Experimental Drug Improves Psoriatic Arthritis Symptoms in Clinical Trial
An investigational psoriatic arthritis (PsA) therapy in development by Novartis exhibited promising results in 2 recent phase 3 trials.
Secukinumab was found to improve the signs and symptoms of PsA, including an improvement to peripheral joint disease and the prevention of joint damage compared with placebo. The drug also delivered clear or almost clear skin.
Detailed results from the 2 trials, which enrolled more than 1000 patients, will be presented at an upcoming medical congress.
The drug acts as a fully human monoclonal antibody that selectively stops the action of the interleukin-17A protein, which stimulates inflammatory diseases and is crucial in the development of psoriasis and other inflammatory arthritic diseases.
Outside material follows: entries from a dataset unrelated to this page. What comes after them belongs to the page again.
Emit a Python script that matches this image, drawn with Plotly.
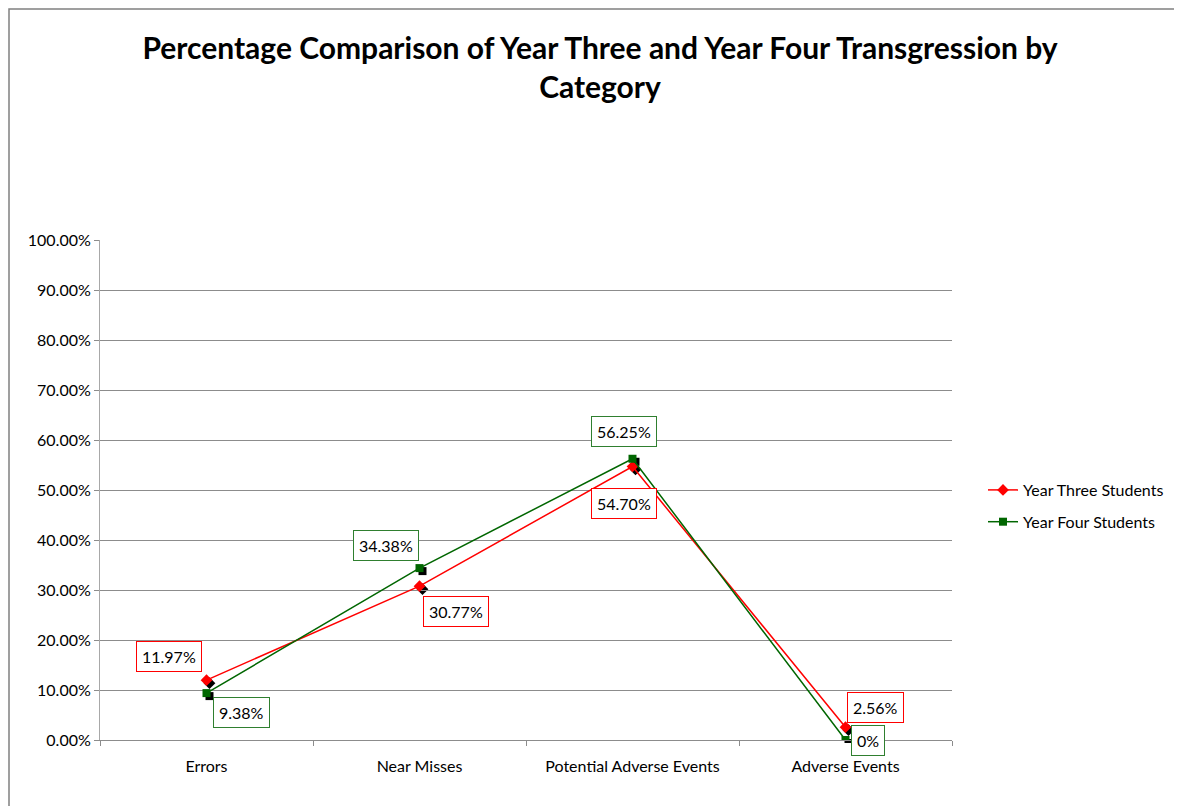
import plotly.graph_objects as go

categories = ["Errors", "Near Misses", "Potential Adverse Events", "Adverse Events"]
year_three = [11.97, 30.77, 54.70, 2.56]
year_four = [9.38, 34.38, 56.25, 0.0]
year_three_labels = ["11.97%", "30.77%", "54.70%", "2.56%"]
year_four_labels = ["9.38%", "34.38%", "56.25%", "0%"]
y_ticks = [0, 10, 20, 30, 40, 50, 60, 70, 80, 90, 100]
y_tick_text = [f"{v:.2f}%" for v in y_ticks]

RED = "#FF0000"
GREEN = "#006600"
GREEN_BOX = "#2F7F2F"
GRID = "#8C8C8C"
AXIS = "#A8A8A8"
FONT = "Lato, 'Open Sans', sans-serif"

# page has an 8px body margin, so the figure is sized to fit the window
W, H = 1174, 798
SH = 3  # marker shadow offset, px
L, T = 92, 232
R = W - (944 + SH)
B = H - (732 + SH)
PW, PH = W - L - R, H - T - B
dx, dy = SH / PW, SH / PH

fig = go.Figure()

# marker shadows (drawn first, on shifted hidden axes)
fig.add_trace(go.Scatter(x=categories, y=year_three, mode="markers", xaxis="x", yaxis="y",
                         marker=dict(symbol="diamond", size=9, color="black"),
                         showlegend=False, hoverinfo="skip"))
fig.add_trace(go.Scatter(x=categories, y=year_four, mode="markers", xaxis="x", yaxis="y",
                         marker=dict(symbol="square", size=8, color="black"),
                         showlegend=False, hoverinfo="skip"))

fig.add_trace(go.Scatter(x=categories, y=year_three, mode="lines+markers", name="Year Three Students",
                         xaxis="x2", yaxis="y2", legendgroup="a",
                         line=dict(color=RED, width=1.5),
                         marker=dict(symbol="diamond", size=9, color=RED)))
fig.add_trace(go.Scatter(x=categories, y=year_four, mode="lines+markers", name="Year Four Students",
                         xaxis="x2", yaxis="y2", legendgroup="b",
                         line=dict(color=GREEN, width=1.5),
                         marker=dict(symbol="square", size=8, color=GREEN)))

offsets_three = [(-38, 24), (36, -25), (-9, -37), (30, 20)]
offsets_four = [(35, -19), (-34, 23), (-9, 27), (22, 0)]

for cat, val, txt, (ox, oy) in zip(categories, year_three, year_three_labels, offsets_three):
    fig.add_annotation(x=cat, y=val, xref="x2", yref="y2", text=txt, showarrow=False,
                       xshift=ox, yshift=oy, bordercolor=RED, borderwidth=1, borderpad=5,
                       bgcolor="white", font=dict(family=FONT, size=16, color="black"))
for cat, val, txt, (ox, oy) in zip(categories, year_four, year_four_labels, offsets_four):
    fig.add_annotation(x=cat, y=val, xref="x2", yref="y2", text=txt, showarrow=False,
                       xshift=ox, yshift=oy, bordercolor=GREEN_BOX, borderwidth=1, borderpad=5,
                       bgcolor="white", font=dict(family=FONT, size=16, color="black"))

# outer chart border (left & top visible)
fig.add_shape(type="rect", xref="paper", yref="paper",
              x0=(1 - L) / PW, x1=(W + 20 - L) / PW,
              y0=-(B + 20) / PH, y1=(T + PH - 1) / PH,
              line=dict(color="#808080", width=1.5), layer="below")

fig.update_layout(
    width=W, height=H,
    margin=dict(l=L, r=R, t=T, b=B, autoexpand=False),
    paper_bgcolor="white", plot_bgcolor="rgba(0,0,0,0)",
    font=dict(family=FONT, size=16, color="black"),
    title=dict(text="<b>Percentage Comparison of Year Three and Year Four Transgression by<br>Category</b>",
               x=592 / W, xanchor="center", y=1 - 51 / H, yanchor="middle",
               font=dict(family=FONT, size=30, color="black")),
    xaxis=dict(domain=[dx, 1], type="category", range=[-0.5, 3.5], anchor="y",
               visible=False, showgrid=False),
    yaxis=dict(domain=[0, 1 - dy], range=[0, 100], anchor="x", visible=False, showgrid=False),
    xaxis2=dict(domain=[0, 1 - dx], type="category", range=[-0.5, 3.5], anchor="y2",
                showline=True, linecolor=GRID, linewidth=1,
                ticks="outside", tickson="boundaries", ticklen=5, tickcolor=GRID,
                showgrid=False, tickfont=dict(family=FONT, size=16), zeroline=False,
                ticklabelstandoff=12),
    yaxis2=dict(domain=[dy, 1], range=[0, 100], anchor="x2", tickvals=y_ticks, ticktext=y_tick_text,
                showline=True, linecolor=AXIS, linewidth=1,
                ticks="outside", ticklen=5, tickcolor=GRID,
                showgrid=True, gridcolor=GRID, gridwidth=1, zeroline=False,
                tickfont=dict(family=FONT, size=16)),
    legend=dict(x=(975 - L) / PW, y=(T + PH - 498) / PH, xref="paper", yref="paper",
                xanchor="left", yanchor="middle", bgcolor="rgba(0,0,0,0)",
                font=dict(family=FONT, size=16), tracegroupgap=8, itemwidth=30),
    showlegend=True,
)

fig.write_html("out.html")
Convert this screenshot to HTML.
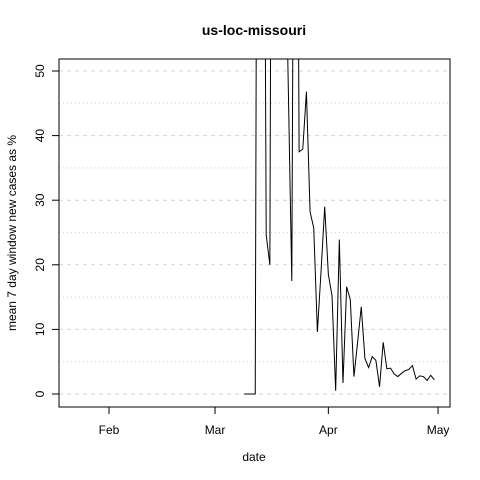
<!DOCTYPE html>
<html><head><meta charset="utf-8"><style>body{margin:0;background:#fff}svg{display:block;font-family:"Liberation Sans",sans-serif}</style></head>
<body>
<svg id="chart" width="480" height="480">
<defs><clipPath id="pc"><rect x="59" y="59" width="391" height="348"/></clipPath></defs>
<text x="254" y="35" text-anchor="middle" font-weight="bold" font-size="14">us-loc-missouri</text>
<text x="254" y="461" text-anchor="middle" font-size="12">date</text>
<text transform="translate(16,233) rotate(-90)" text-anchor="middle" font-size="12">mean  7  day window new cases as %</text>
<g id="grid"></g><g id="axes"></g><g id="series" clip-path="url(#pc)"></g>
<rect x="59" y="59" width="391" height="348" fill="none" stroke="#000"/>
</svg>
<script>
const days=[37,38,39,40,41,42,43,44,45,46,47,48,50,51,52,53,54,55,56,57,58,59,60,61,62,63,64,65,66,67,68,69,70,71,72,73,74,75,76,77,78,79,80,81,82,83,84,85,86,87,88,89];
const values=[0,0,0,0,200,150,24.6,20,200,150,120,80,17.5,150,37.5,37.9,46.8,28.2,25.7,9.6,19,29,18.5,15.2,0.5,23.9,1.7,16.6,14.6,2.7,8,13.5,5.5,4.1,5.8,5.2,1.1,8,3.9,4,3.1,2.7,3.2,3.6,3.8,4.4,2.3,2.8,2.7,2.1,2.9,2.2];
const xTickDays=[0,29,60,90];
const xTickLabels=["Feb","Mar","Apr","May"];
const yTicks=[0,10,20,30,40,50];
const yMinor=[5,15,25,35,45];
const X=d=>109+d*3.656, Y=v=>394-v*6.46;
const ns="http://www.w3.org/2000/svg";
function mk(p,t,a){const e=document.createElementNS(ns,t);for(const k in a)e.setAttribute(k,a[k]);p.appendChild(e);return e;}
const g=document.getElementById('grid'),ax=document.getElementById('axes'),s=document.getElementById('series');
yTicks.forEach(v=>{const l=mk(g,'line',{x1:59,x2:450,y1:Y(v),y2:Y(v),stroke:'#d3d3d3','stroke-dasharray':'4,4'});


const t=mk(ax,'line',{x1:52,x2:59,y1:Y(v),y2:Y(v),stroke:'#000'});


const tx=mk(ax,'text',{transform:`translate(44,${Y(v)}) rotate(-90)`,'text-anchor':'middle','font-size':12});
tx.textContent=v;

});
yMinor.forEach(v=>{const l=mk(g,'line',{x1:59,x2:450,y1:Y(v),y2:Y(v),stroke:'#d3d3d3','stroke-dasharray':'1,3'});

});
xTickDays.forEach((d,i)=>{const t=mk(ax,'line',{x1:X(d),x2:X(d),y1:407,y2:414,stroke:'#000'});


const tx=mk(ax,'text',{x:X(d),y:434,'text-anchor':'middle','font-size':12});
tx.textContent=xTickLabels[i];

});
const p=mk(s,'polyline',{points:days.map((d,i)=>X(d)+','+Y(values[i])).join(' '),fill:'none',stroke:'#000','stroke-width':1});


</script>
</body></html>
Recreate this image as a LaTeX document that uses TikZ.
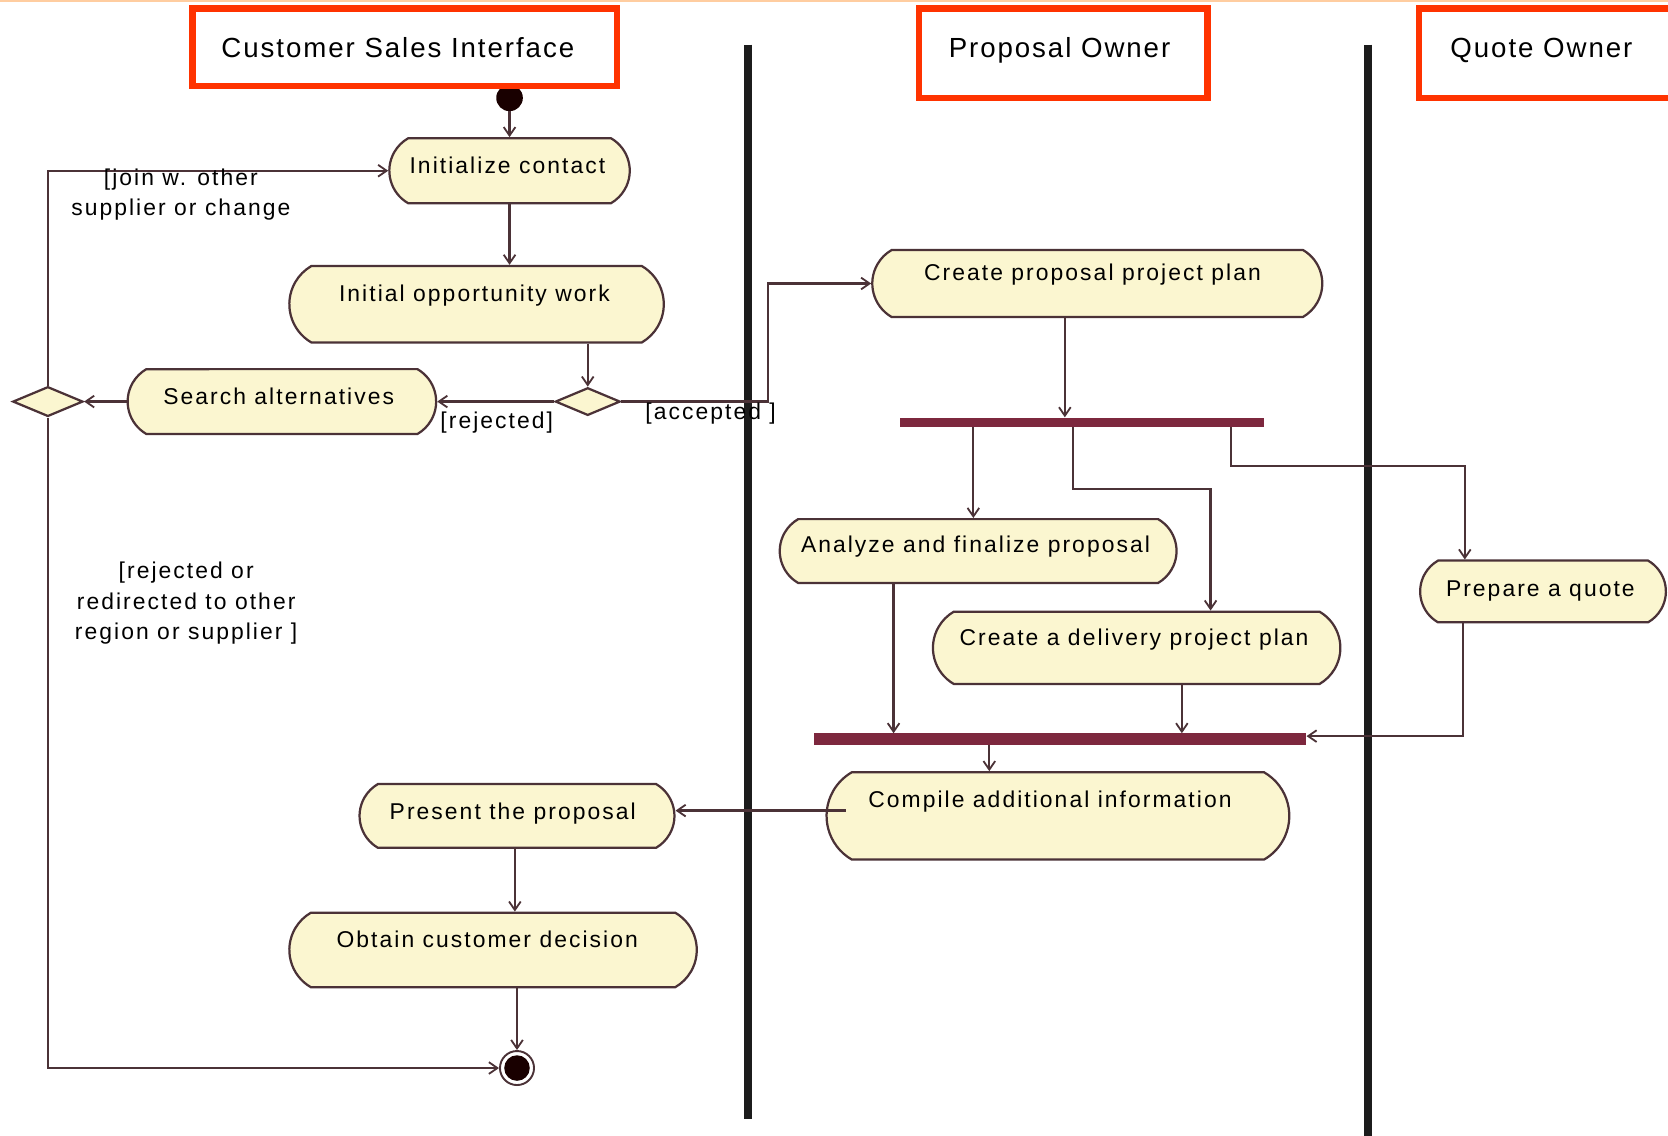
\documentclass[tikz,border=0pt]{standalone}
\usepackage{fontspec}
\setmainfont{Liberation Sans}
\newfontfamily\actfont[LetterSpace=9]{Liberation Sans}
\newfontfamily\hdfont[LetterSpace=7]{Liberation Sans}
\usetikzlibrary{arrows.meta,shapes.misc,shapes.geometric}

\definecolor{lanered}{RGB}{255,51,0}
\definecolor{actfill}{RGB}{251,246,208}
\definecolor{edgecol}{RGB}{75,50,55}
\definecolor{barcol}{RGB}{125,40,62}
\definecolor{topline}{RGB}{255,205,160}
\definecolor{lanecol}{RGB}{28,28,28}

\tikzset{
  act/.style={rounded rectangle, rounded rectangle arc length=120,
    draw=edgecol, line width=2.1pt, fill=actfill, inner sep=0pt},
  acttext/.style={font=\actfont\fontsize{21.5}{28}\selectfont, inner sep=0pt,
    text height=15pt, text depth=0pt},
  guard/.style={font=\actfont\fontsize{21.5}{28.5}\selectfont, inner sep=0pt, align=center},
  header/.style={font=\hdfont\fontsize{26}{30}\selectfont, inner sep=0pt,
    text height=19pt, text depth=0pt},
  hdbox/.style={draw=lanered, line width=6pt, inner sep=0pt},
  decision/.style={diamond, draw=edgecol, line width=2.1pt, fill=actfill, inner sep=0pt},
  syncbar/.style={rectangle, fill=barcol, inner sep=0pt},
  flow/.style={draw=edgecol, line width=2.1pt,
    -{Straight Barb[length=8pt,width=11pt,line width=1.7pt]}},
  lane/.style={draw=lanecol, line width=7pt},
}

\begin{document}
\begin{tikzpicture}[x=1pt,y=-1pt]
\useasboundingbox[fill=white] (0,0) rectangle (1568,1067);

% thin rule along the top edge
\draw[topline, line width=2.5pt] (0,1) -- (1568,1);

% swimlane separators
\draw[lane] (703,42) -- (703,1052);
\draw[lane] (1286,42) -- (1286,1070);

% initial node (drawn before the lane header so the header edge overlaps it)
\node[circle, fill=black!90!red, minimum size=25pt, inner sep=0pt] (init) at (479,92) {};

% lane headers
\node[hdbox, minimum width=399pt, minimum height=73pt] (hcsi) at (380.5,44.5) {};
\node[header] (hcsi-t) at (374,45) {Customer Sales Interface};
\node[hdbox, minimum width=271pt, minimum height=84pt] (hpo) at (999.5,50) {};
\node[header] (hpo-t) at (996,45) {Proposal Owner};
\node[hdbox, minimum width=300pt, minimum height=84pt] (hqo) at (1484,50) {};
\node[header] (hqo-t) at (1449,45) {Quote Owner};

% activities
\node[act, minimum width=226pt, minimum height=61pt] (ic)  at (479,160.5) {};
\node[acttext] (ic-t) at (477,156) {Initialize contact};
\node[act, minimum width=352pt, minimum height=72pt] (iow) at (448,286) {};
\node[acttext] (iow-t) at (446,276) {Initial opportunity work};
\node[act, minimum width=290pt, minimum height=61pt] (sa)  at (265,377.5) {};
\node[acttext] (sa-t) at (262,373) {Search alternatives};
\node[act, minimum width=423pt, minimum height=63pt] (cpp) at (1031.5,266.5) {};
\node[acttext] (cpp-t) at (1027,256) {Create proposal project plan};
\node[act, minimum width=373pt, minimum height=60pt] (an)  at (919.5,518) {};
\node[acttext] (an-t) at (917,512) {Analyze and finalize proposal};
\node[act, minimum width=383pt, minimum height=68pt] (cd)  at (1068.5,609) {};
\node[acttext] (cd-t) at (1066,599) {Create a delivery project plan};
\node[act, minimum width=231pt, minimum height=58pt] (pq)  at (1450.5,556) {};
\node[acttext] (pq-t) at (1448,553) {Prepare a quote};
\node[act, minimum width=435pt, minimum height=82pt] (cp)  at (994.5,767) {};
\node[acttext] (cp-t) at (987,752) {Compile additional information};
\node[act, minimum width=296pt, minimum height=60pt] (pp)  at (486,767) {};
\node[acttext] (pp-t) at (482,763) {Present the proposal};
\node[act, minimum width=383pt, minimum height=70pt] (ob)  at (463.5,893) {};
\node[acttext] (ob-t) at (458,883) {Obtain customer decision};

% decisions
\node[decision, minimum width=61pt, minimum height=26pt] (d1) at (552.5,377.5) {};
\node[decision, minimum width=66pt, minimum height=28pt] (d2) at (45,377.5) {};

% fork and join bars
\node[syncbar, minimum width=342pt, minimum height=9pt]  (fork) at (1017,397) {};
\node[syncbar, minimum width=463pt, minimum height=11pt] (join) at (996.5,695) {};

% final node
\node[circle, draw=edgecol, line width=1.8pt, fill=white, minimum size=32pt, inner sep=0pt] (final) at (486,1004) {};
\node[circle, fill=black!90!red, minimum size=24pt, inner sep=0pt] (final-core) at (final.center) {};

% routing points
\coordinate (acc) at (722,377.5);
\coordinate (x1001) at (1001,0);
\coordinate (x915) at (915,0);
\coordinate (x840) at (840,0);
\coordinate (x1111) at (1111,0);
\coordinate (x930) at (930,0);
\coordinate (x484) at (484,0);
\coordinate (f2a) at (1009,460);
\coordinate (f2b) at (1138,460);
\coordinate (f3a) at (1157,438);
\coordinate (f3b) at (1377,438);
\coordinate (j3) at (1375,692);
\coordinate (c1) at (795,762);

% transitions
\draw[flow] (init) -- (ic);
\draw[flow] (ic.south) -- (ic.south |- iow.north);
\draw[flow] (d1 |- iow.south) -- (d1.north);
\draw[flow] (d1.west) -- (sa.east);
\draw[flow] (d1.east) -- (acc) -- (acc |- cpp.west) -- (cpp.west);
\draw[flow] (sa.west) -- (d2.east);
\draw[flow] (d2.north) |- (ic.west);
\draw[flow] (d2.south) |- (final.west);
\draw[flow] (x1001 |- cpp.south) -- (x1001 |- fork.north);
\draw[flow] (x915 |- fork.south) -- (x915 |- an.north);
\draw[flow] (fork.south -| f2a) -- (f2a) -- (f2b) -- (f2b |- cd.north);
\draw[flow] (fork.south -| f3a) -- (f3a) -- (f3b) -- (f3b |- pq.north);
\draw[flow] (x840 |- an.south) -- (x840 |- join.north);
\draw[flow] (x1111 |- cd.south) -- (x1111 |- join.north);
\draw[flow] (pq.south -| j3) -- (j3) -- (j3 -| join.east);
\draw[flow] (x930 |- join.south) -- (x930 |- cp.north);
\draw[flow] (c1) -- (c1 -| pp.east);
\draw[flow] (x484 |- pp.south) -- (x484 |- ob.north);
\draw[flow] (final |- ob.south) -- (final.north);

% guard labels
\node[guard] (g-rej) at (467,397) {[rejected]};
\node[guard] (g-acc) at (668,389) {[accepted ]};
\node[guard] (g-join) at (170,183) {[join w. other\\supplier or change};
\node[guard] (g-redir) at (175,567) {[rejected or\\redirected to other\\region or supplier ]};
\end{tikzpicture}
\end{document}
Secukinumab is being evaluated in clinical trials for the treatment of ankylosing spondylitis and rheumatoid arthritis.
“Building on the positive data previously reported in psoriasis, we are excited to present the first Phase III results of secukinumab in PsA. These positive results are planned to form the basis of a filing application to regulatory authorities in this indication,” Vasant Narasimhan, global head of development at Novartis Pharmaceuticals, said in a press release. “Effective new therapies are urgently needed for newly PsA diagnosed patients and for nearly half of PsA patients who are dissatisfied with or not responding to their current treatments.”